The Herakleidon Museum of Science, Art and Mathematics is housed between two smart and lovingly restored Neoclassical townhouses here in the Thissio neighbourhood. The museum was founded by Paul Firos and his wife Anna-Belinda in 2004. It began life as a gallery, exhibiting art by the likes of M. C. Escher, Carol Wax, Henri de Toulouse-Lautrec and others, before pivoting to focus on the science and technology of antiquity.


While there are other places in which to explore ancient Greek technology in Athens, the Herakleidon Museum takes a more holistic view: looking not just at the mechanics of the technologies themselves, but at how technology was understood in the ancient world and integrated into society. The ancient Greeks’ experience of science, technology and the world around them was not purely rational but often coloured by their beliefs in divinities and mythology. Science and technology were developed in constant dialogue with religion, the arts and wider society.

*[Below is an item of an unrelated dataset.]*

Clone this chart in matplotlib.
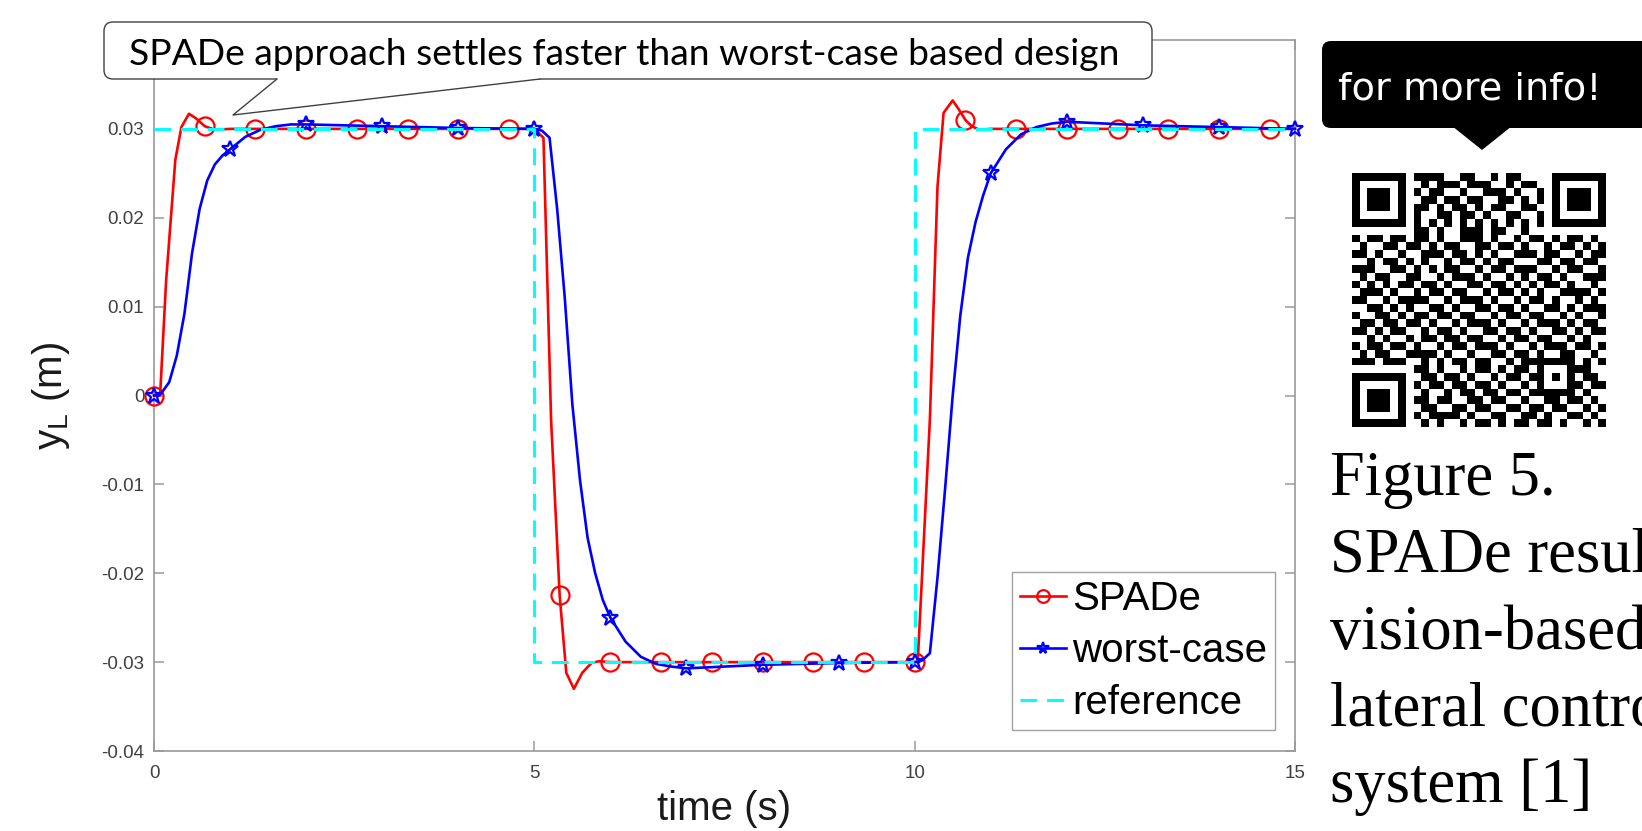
import matplotlib
matplotlib.use("Agg")
import matplotlib.pyplot as plt
import numpy as np
from matplotlib.patches import FancyBboxPatch, Polygon

# ---- data ----
spade_t = [0, 0.08, 0.16, 0.28, 0.36, 0.46, 0.55, 0.667, 0.8, 1.0, 1.333, 2.0,
           2.667, 3.333, 4.0, 4.667, 5.0, 5.12, 5.22, 5.333, 5.42, 5.52, 5.63,
           5.75, 5.85, 6.0, 6.667, 7.333, 8.0, 8.667, 9.333, 10.0, 10.04, 10.2,
           10.3, 10.38, 10.5, 10.58, 10.667, 10.75, 10.85, 11.0, 11.333, 12.0,
           12.667, 13.333, 14.0, 14.667, 15.0]
spade_y = [0, 0, 0.013, 0.0265, 0.0302, 0.0317, 0.0312, 0.0303, 0.0299, 0.0300,
           0.0300, 0.0300, 0.0300, 0.0300, 0.0300, 0.0300, 0.0300, 0.0290, -0.0027,
           -0.0225, -0.0312, -0.0330, -0.0312, -0.0301, -0.0299, -0.0300, -0.0300,
           -0.0300, -0.0300, -0.0300, -0.0300, -0.0300, -0.0300, -0.0027, 0.0235,
           0.0318, 0.0332, 0.0322, 0.0310, 0.0303, 0.0299, 0.0300, 0.0300, 0.0300,
           0.0300, 0.0300, 0.0300, 0.0300, 0.0300]
spade_marks = [0, 0.667, 1.333, 2.0, 2.667, 3.333, 4.0, 4.667, 5.333, 6.0, 6.667,
               7.333, 8.0, 8.667, 9.333, 10.0, 10.667, 11.333, 12.0, 12.667,
               13.333, 14.0, 14.667]

worst_t = [0, 0.1, 0.2, 0.3, 0.4, 0.5, 0.6, 0.7, 0.8, 0.9, 1.0, 1.2, 1.4, 1.6,
           1.8, 2.0, 3.0, 4.0, 5.0, 5.1, 5.2, 5.3, 5.4, 5.5, 5.6, 5.7, 5.8, 5.9,
           6.0, 6.2, 6.4, 6.6, 6.8, 7.0, 8.0, 9.0, 10.0, 10.1, 10.2, 10.3, 10.4,
           10.5, 10.6, 10.7, 10.8, 10.9, 11.0, 11.2, 11.4, 11.6, 11.8, 12.0, 13.0,
           14.0, 15.0]
worst_y = [0, 0.0003, 0.0015, 0.0045, 0.0092, 0.0160, 0.0210, 0.0242, 0.0260,
           0.0270, 0.0277, 0.0291, 0.0299, 0.0303, 0.0305, 0.0305, 0.0303, 0.0301,
           0.0300, 0.0298, 0.0290, 0.0210, 0.0110, -0.0010, -0.0095, -0.0160,
           -0.0200, -0.0230, -0.0250, -0.0277, -0.0294, -0.0302, -0.0305, -0.0307,
           -0.0303, -0.0301, -0.0300, -0.0298, -0.0290, -0.0205, -0.0105, 0.0000,
           0.0090, 0.0155, 0.0195, 0.0225, 0.0250, 0.0277, 0.0294, 0.0302, 0.0306,
           0.0308, 0.0304, 0.0302, 0.0300]
worst_marks = [0, 1.0, 2.0, 3.0, 4.0, 5.0, 6.0, 7.0, 8.0, 9.0, 10.0, 11.0, 12.0,
               13.0, 14.0, 15.0]

ref_t = [0, 5, 5, 10, 10, 15]
ref_y = [0.03, 0.03, -0.03, -0.03, 0.03, 0.03]

xticks = [0, 5, 10, 15]
yticks = [-0.04, -0.03, -0.02, -0.01, 0, 0.01, 0.02, 0.03]
ytick_labels = ["-0.04", "-0.03", "-0.02", "-0.01", "0", "0.01", "0.02", "0.03"]

callout_text = "SPADe approach settles faster than worst-case based design"
bubble_text = "for more info!"
caption_lines = ["Figure 5.", "SPADe results for", "vision-based",
                 "lateral control", "system [1]"]

# QR code body (33 x 33 modules, finder/alignment/timing stamped on top)
qr_rows = [
    "000000001111001100101100000000000",
    "000000000101110111001011000000000",
    "000000001011001001110100100000000",
    "000000000110110110011010100000000",
    "000000001101011010110011000000000",
    "000000001001101101001100100000000",
    "000000000000000000000000000000000",
    "000000001101001110110010000000000",
    "101101101101001110100101101011010",
    "010011011010110011011010010110101",
    "110100100111011010100111011001011",
    "001011010100101101011000110110110",
    "111001101010110010110111001011001",
    "010110011001011101001010110100111",
    "101010110110100110110101011010010",
    "011101001011011001011010100111101",
    "110010111100101110100101101001010",
    "001101010011010011011010011010111",
    "100110101101101100101101100101001",
    "011011011010010111010010111010110",
    "110101100101101001101101001101011",
    "001010010110110110010110110010100",
    "101101101001011011101001011101101",
    "010110011110100100110110100110010",
    "111011100101011011001011111110101",
    "000000001101001011010110100011100",
    "000000000110110100101101101010110",
    "000000001011011011010010100011011",
    "000000000100101101101101111110100",
    "000000001101100110110010011011010",
    "000000000110011011001101101100101",
    "000000001011110100110011010011010",
    "000000000101001011010110110100101",
]
finder = ["1111111", "1000001", "1011101", "1011101", "1011101", "1000001", "1111111"]
align = ["11111", "10001", "10101", "10001", "11111"]

W, H = 1642, 831
plt.rcParams["font.family"] = ["Liberation Sans", "DejaVu Sans"]
plt.rcParams["mathtext.default"] = "regular"

fig = plt.figure(figsize=(W / 100, H / 100), dpi=100)
fig.patch.set_facecolor("white")

ax = fig.add_axes([154 / W, 1 - 751 / H, (1295 - 154) / W, (751 - 40) / H])

spade_idx = [spade_t.index(v) for v in spade_marks]
worst_idx = [worst_t.index(v) for v in worst_marks]

ax.plot(spade_t, spade_y, color="#ff0000", lw=1.9, marker="o", ms=13,
        mfc="none", mec="#ff0000", mew=1.6, markevery=spade_idx,
        label="SPADe", clip_on=False, zorder=3)
ax.plot(worst_t, worst_y, color="#0000ff", lw=1.9, marker="*", ms=12,
        mfc="none", mec="#0000ff", mew=1.6, markevery=worst_idx,
        label="worst-case", clip_on=False, zorder=4)
ax.plot(ref_t, ref_y, color="#00ffff", lw=2.2, dashes=(5.5, 3.2),
        label="reference", zorder=5)

ax.set_xlim(0, 15)
ax.set_ylim(-0.04, 0.04)
ax.set_xticks(xticks)
ax.set_xticklabels([str(v) for v in xticks])
ax.set_yticks(yticks)
ax.set_yticklabels(ytick_labels)

for s in ax.spines.values():
    s.set_color("#9a9a9a")
    s.set_linewidth(1.2)
ax.tick_params(direction="in", length=7, width=1.1, color="#9a9a9a",
               top=True, right=True, labelsize=13.5, labelcolor="#404040")
ax.tick_params(axis="x", pad=10)
ax.tick_params(axis="y", pad=7)

ax.set_xlabel("time (s)", fontsize=29, color="#1a1a1a", labelpad=6)
ax.set_ylabel("y$_L$ (m)", fontsize=29, color="#1a1a1a")
ax.yaxis.set_label_coords(-0.072, 0.5)

leg = ax.legend(loc="upper left", bbox_to_anchor=(1012 / W, 1 - 572 / H),
                bbox_transform=fig.transFigure, fontsize=29, frameon=True,
                fancybox=False, borderaxespad=0, borderpad=0.2,
                handlelength=1.15, handletextpad=0.15, labelspacing=0.35,
                markerscale=0.7)
leg.get_frame().set_edgecolor("#8a8a8a")
leg.get_frame().set_linewidth(1.0)

# ---- overlay in pixel coordinates ----
ov = fig.add_axes([0, 0, 1, 1], zorder=10)
ov.axis("off")

# callout box with tail
box = FancyBboxPatch((104, 22), 1048, 57, boxstyle="round,pad=0,rounding_size=9",
                     fc="white", ec="#404040", lw=1.0)
ov.add_patch(box)
ov.add_patch(Polygon([(277, 76), (277, 79), (233, 115), (540, 79), (540, 76)],
                     closed=True, fc="white", ec="none"))
ov.plot([277, 233, 540], [79, 115, 79], color="#404040", lw=1.0)
ov.text(129, 65, callout_text, fontsize=26.8, family=["Lato", "DejaVu Sans"],
        va="baseline", ha="left", color="black")

# black "for more info!" bubble
bubble = FancyBboxPatch((1322, 41), 420, 87, boxstyle="round,pad=0,rounding_size=9",
                        fc="black", ec="none")
ov.add_patch(bubble)
ov.add_patch(Polygon([(1452, 126), (1482, 150), (1512, 126)], closed=True,
                     fc="black", ec="none"))
ov.text(1338, 100, bubble_text, fontsize=27.5, family=["DejaVu Sans"],
        color="white", va="baseline", ha="left")

# QR code
qr = np.array([[int(c) for c in row[:33].ljust(33, "0")] for row in qr_rows])
fp = np.array([[int(c) for c in r] for r in finder])
ap = np.array([[int(c) for c in r] for r in align])
for r0, c0 in [(0, 0), (0, 26), (26, 0)]:
    qr[max(r0 - 1, 0):r0 + 8, max(c0 - 1, 0):c0 + 8] = 0
    qr[r0:r0 + 7, c0:c0 + 7] = fp
qr[6, 8:25] = [(i + 1) % 2 for i in range(17)]
qr[8:25, 6] = [(i + 1) % 2 for i in range(17)]
qr[24:29, 24:29] = ap
ov.imshow(qr, cmap="gray_r", extent=(1352, 1606, 427, 173),
          interpolation="nearest", aspect="auto", vmin=0, vmax=1)

# caption
for i, line in enumerate(caption_lines):
    ov.text(1330, 495 + i * 76.8, line, fontsize=45,
            family=["Liberation Serif", "DejaVu Serif"], va="baseline",
            ha="left", color="black")

ov.set_xlim(0, W)
ov.set_ylim(H, 0)

fig.savefig("out.png", dpi=100)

Here you’ll find perhaps the brightest and most engaging reconstruction of the Antikythera Mechanism, the world’s first analogue computer. This complex piece of ancient machinery was found by divers aboard the wreck of a Roman cargo ship off the coast of the Greek island Antikythera in 1901. You can see the original mechanism – or what remains of it after almost 2,000 years lying on the seabed – at the National Archaeological Museum. Scientists and archaeologists have spent the last century trying to reveal the mysteries that lurk within this rusty chunk of metal and gears. The task is made even more challenging by the fact that two-thirds of the mechanism is missing – and what remains is made up of 82 separate fragments.

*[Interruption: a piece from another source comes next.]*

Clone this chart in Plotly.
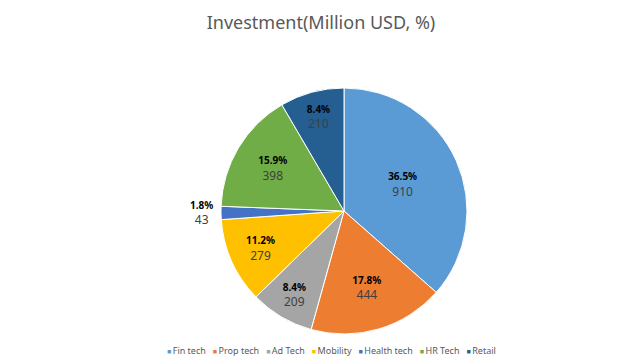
import plotly.graph_objects as go

categories = ["Fin tech", "Prop tech", "Ad Tech", "Mobility", "Health tech", "HR Tech", "Retail"]
values = [910, 444, 209, 279, 43, 398, 210]
percent_labels = ["36.5%", "17.8%", "8.4%", "11.2%", "1.8%", "15.9%", "8.4%"]
colors = ["#5B9BD5", "#ED7D31", "#A5A5A5", "#FFC000", "#4472C4", "#70AD47", "#255E91"]

W, H = 643, 362
cx, cy, r = 336, 203, 123

fig = go.Figure(go.Pie(
    labels=categories,
    values=values,
    customdata=percent_labels,
    sort=False,
    direction="clockwise",
    rotation=0,
    marker=dict(colors=colors, line=dict(color="white", width=1)),
    texttemplate="<b><span style='color:#000000;font-size:10px'>%{customdata}</span></b><br><span style='color:#404040'>%{value}</span>",
    textposition="auto",
    insidetextorientation="horizontal",
    textfont=dict(family="Noto Sans", size=12, color="#404040"),
    insidetextfont=dict(family="Noto Sans", size=12, color="#404040"),
    outsidetextfont=dict(family="Noto Sans", size=12, color="#404040"),
    domain=dict(x=[(cx - r) / W, (cx + r) / W], y=[(H - cy - r) / H, (H - cy + r) / H]),
    hoverinfo="label+value",
    showlegend=False,
))

legend_text = "&nbsp;&nbsp;&nbsp;".join(
    f"<span style='color:{c};font-size:7px'>■</span>&#8201;{name}" for name, c in zip(categories, colors)
)
fig.add_annotation(
    text=legend_text, x=323 / W, xanchor="center", y=1 - 342 / H, yanchor="middle",
    xref="paper", yref="paper", showarrow=False,
    font=dict(family="Noto Sans", size=9, color="#595959"),
)

fig.update_layout(
    width=W, height=H,
    margin=dict(l=0, r=0, t=0, b=0),
    paper_bgcolor="white",
    title=dict(text="Investment(Million USD, %)", x=313 / W, xanchor="center", y=1 - 15 / H, yanchor="middle",
               font=dict(family="Noto Sans", size=18, color="#595959")),
)

fig.write_html("out.html")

What we do know is that this hand-powered device displayed the motion of the universe, the movement of five planets: Mercury, Venus, Mars, Jupiter and Saturn, phases of the moon, and lunar and solar eclipses – which can still be accurately predicted by modern replicas of the mechanism. The ship carrying it sank sometime between 70 and 60 BC and the mechanism was probably constructed earlier that century.


There have been many attempts to recreate the mechanism over the years. British physicist Derek J. de Solla Price created the first functional model of the Antikythera Mechanism using cardboard and a cigar box in the 1950s, which his family subsequently donated to the Herakleidon Museum. X-rays taken in the 1970s and ‘90s revealed new details about the mechanism’s inner workings. But countless questions remained until a team at Cardiff University, Wales, published CT scans in 2006, which provided a remarkable level of detail, such as the ancient ‘user’s manual’ inscribed on its door.


The information from Cardiff’s discoveries inspired a wealth of renewed interest in the mechanism – and further new theories about its creation, capabilities and origins. Most recently, another team of researchers at University College London announced in 2021 that they had ‘solved the mystery’ and released 3D models showing how nearly all of the mechanism’s gearwheels could fit within a space only 25 millimetres deep. To create their model, they drew on previous research, inscriptions on the mechanism and ‘an ancient Greek mathematical method described by the philosopher Parmenides’. But doubts remain over whether the ancient Greeks possessed the technical abilities to construct the mechanism as visualised by the UCL team. And if they could have done so, why to date have we discovered only one surviving example?


Theories about how and why the Antikythera Mechanism was built range from the credible, that it was a teaching tool or a toy, to the bizarre: that it came from an alien spaceship. But with so much lost to the ocean and the mists of time, we may never be able to fathom all the mechanism’s secrets.